===== Given data
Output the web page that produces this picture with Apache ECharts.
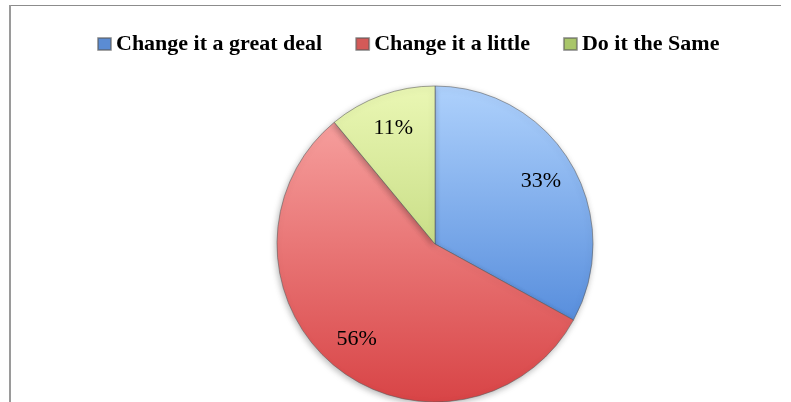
<!DOCTYPE html>
<html>
<head>
<meta charset="utf-8">
<script src="https://cdn.jsdelivr.net/npm/echarts@6/dist/echarts.min.js"></script>
<style>
  html, body { margin: 0; padding: 0; background: #ffffff; }
  #chart { width: 791px; height: 402px; }
</style>
</head>
<body>
<div id="chart"></div>
<script>
// Answers and their shares (percent)
const categories = ['Change it a great deal', 'Change it a little', 'Do it the Same'];
const shares = [33, 56, 11];

// Slice fills: light at the top of the pie, deeper toward the bottom
const topColors = ['#aed1fc', '#faaaa8', '#eaf7b4'];
const bottomColors = ['#3a77d2', '#d84446', '#a9c65c'];
const legendColors = ['#5b8cd3', '#d45a58', '#a9c66a'];

const CENTER = [435, 244];
const RADIUS = 158;

const chart = echarts.init(document.getElementById('chart'), null, { renderer: 'canvas' });

function fill(i) {
  return {
    type: 'linear', x: 0, y: CENTER[1] - RADIUS, x2: 0, y2: CENTER[1] + RADIUS, global: true,
    colorStops: [
      { offset: 0, color: topColors[i] },
      { offset: 1, color: bottomColors[i] }
    ]
  };
}

const sliceData = categories.map((name, i) => ({
  name: name,
  value: shares[i],
  itemStyle: { color: fill(i) }
}));

// Transparent twin whose "inside" labels land at ~0.77 of the visible radius
const labelData = categories.map((name, i) => ({ name: name, value: shares[i] }));

chart.setOption({
  animation: false,
  backgroundColor: '#ffffff',
  legend: {
    top: 28,
    left: 92,
    itemGap: 33,
    itemWidth: 13,
    itemHeight: 12,
    icon: 'rect',
    selectedMode: false,
    data: categories.map((name, i) => ({ name: name, itemStyle: { color: legendColors[i] } })),
    textStyle: {
      fontFamily: 'Liberation Serif',
      fontWeight: 'bold',
      fontSize: 22,
      color: '#000000'
    }
  },
  graphic: [
    { type: 'line', shape: { x1: 9, y1: 5.5, x2: 781, y2: 5.5 }, style: { stroke: '#8c8c8c', lineWidth: 1 }, silent: true },
    { type: 'line', shape: { x1: 10, y1: 5, x2: 10, y2: 402 }, style: { stroke: '#9a9a9a', lineWidth: 2 }, silent: true }
  ],
  series: [
    {
      type: 'pie',
      center: CENTER,
      radius: [0, RADIUS],
      startAngle: 90,
      clockwise: true,
      label: { show: false },
      labelLine: { show: false },
      emphasis: { disabled: true },
      silent: true,
      itemStyle: {
        borderColor: 'rgba(90,90,90,0.55)',
        borderWidth: 1,
        shadowBlur: 6,
        shadowOffsetX: -1,
        shadowOffsetY: 2,
        shadowColor: 'rgba(0,0,0,0.28)'
      },
      data: sliceData
    },
    {
      type: 'pie',
      center: CENTER,
      radius: [0, RADIUS * 1.52],
      startAngle: 90,
      clockwise: true,
      z: 5,
      silent: true,
      emphasis: { disabled: true },
      itemStyle: { color: 'rgba(0,0,0,0)' },
      labelLine: { show: false },
      label: {
        show: true,
        position: 'inside',
        formatter: '{c}%',
        fontFamily: 'Liberation Serif',
        fontSize: 22,
        color: '#000000'
      },
      data: labelData
    }
  ]
});
</script>
</body>
</html>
==========
* _What you will do_
Leave out the pictures and transcribe everything else exactly.

* _Exercise answer_
Output the web page that produces this picture with Apache ECharts.
<!DOCTYPE html>
<html>
<head>
<meta charset="utf-8">
<script src="https://cdn.jsdelivr.net/npm/echarts@6/dist/echarts.min.js"></script>
<style>
  html, body { margin: 0; padding: 0; background: #ffffff; }
  #chart { width: 791px; height: 402px; }
</style>
</head>
<body>
<div id="chart"></div>
<script>
// Answers and their shares (percent)
const categories = ['Change it a great deal', 'Change it a little', 'Do it the Same'];
const shares = [33, 56, 11];

// Slice fills: light at the top of the pie, deeper toward the bottom
const topColors = ['#aed1fc', '#faaaa8', '#eaf7b4'];
const bottomColors = ['#3a77d2', '#d84446', '#a9c65c'];
const legendColors = ['#5b8cd3', '#d45a58', '#a9c66a'];

const CENTER = [435, 244];
const RADIUS = 158;

const chart = echarts.init(document.getElementById('chart'), null, { renderer: 'canvas' });

function fill(i) {
  return {
    type: 'linear', x: 0, y: CENTER[1] - RADIUS, x2: 0, y2: CENTER[1] + RADIUS, global: true,
    colorStops: [
      { offset: 0, color: topColors[i] },
      { offset: 1, color: bottomColors[i] }
    ]
  };
}

const sliceData = categories.map((name, i) => ({
  name: name,
  value: shares[i],
  itemStyle: { color: fill(i) }
}));

// Transparent twin whose "inside" labels land at ~0.77 of the visible radius
const labelData = categories.map((name, i) => ({ name: name, value: shares[i] }));

chart.setOption({
  animation: false,
  backgroundColor: '#ffffff',
  legend: {
    top: 28,
    left: 92,
    itemGap: 33,
    itemWidth: 13,
    itemHeight: 12,
    icon: 'rect',
    selectedMode: false,
    data: categories.map((name, i) => ({ name: name, itemStyle: { color: legendColors[i] } })),
    textStyle: {
      fontFamily: 'Liberation Serif',
      fontWeight: 'bold',
      fontSize: 22,
      color: '#000000'
    }
  },
  graphic: [
    { type: 'line', shape: { x1: 9, y1: 5.5, x2: 781, y2: 5.5 }, style: { stroke: '#8c8c8c', lineWidth: 1 }, silent: true },
    { type: 'line', shape: { x1: 10, y1: 5, x2: 10, y2: 402 }, style: { stroke: '#9a9a9a', lineWidth: 2 }, silent: true }
  ],
  series: [
    {
      type: 'pie',
      center: CENTER,
      radius: [0, RADIUS],
      startAngle: 90,
      clockwise: true,
      label: { show: false },
      labelLine: { show: false },
      emphasis: { disabled: true },
      silent: true,
      itemStyle: {
        borderColor: 'rgba(90,90,90,0.55)',
        borderWidth: 1,
        shadowBlur: 6,
        shadowOffsetX: -1,
        shadowOffsetY: 2,
        shadowColor: 'rgba(0,0,0,0.28)'
      },
      data: sliceData
    },
    {
      type: 'pie',
      center: CENTER,
      radius: [0, RADIUS * 1.52],
      startAngle: 90,
      clockwise: true,
      z: 5,
      silent: true,
      emphasis: { disabled: true },
      itemStyle: { color: 'rgba(0,0,0,0)' },
      labelLine: { show: false },
      label: {
        show: true,
        position: 'inside',
        formatter: '{c}%',
        fontFamily: 'Liberation Serif',
        fontSize: 22,
        color: '#000000'
      },
      data: labelData
    }
  ]
});
</script>
</body>
</html>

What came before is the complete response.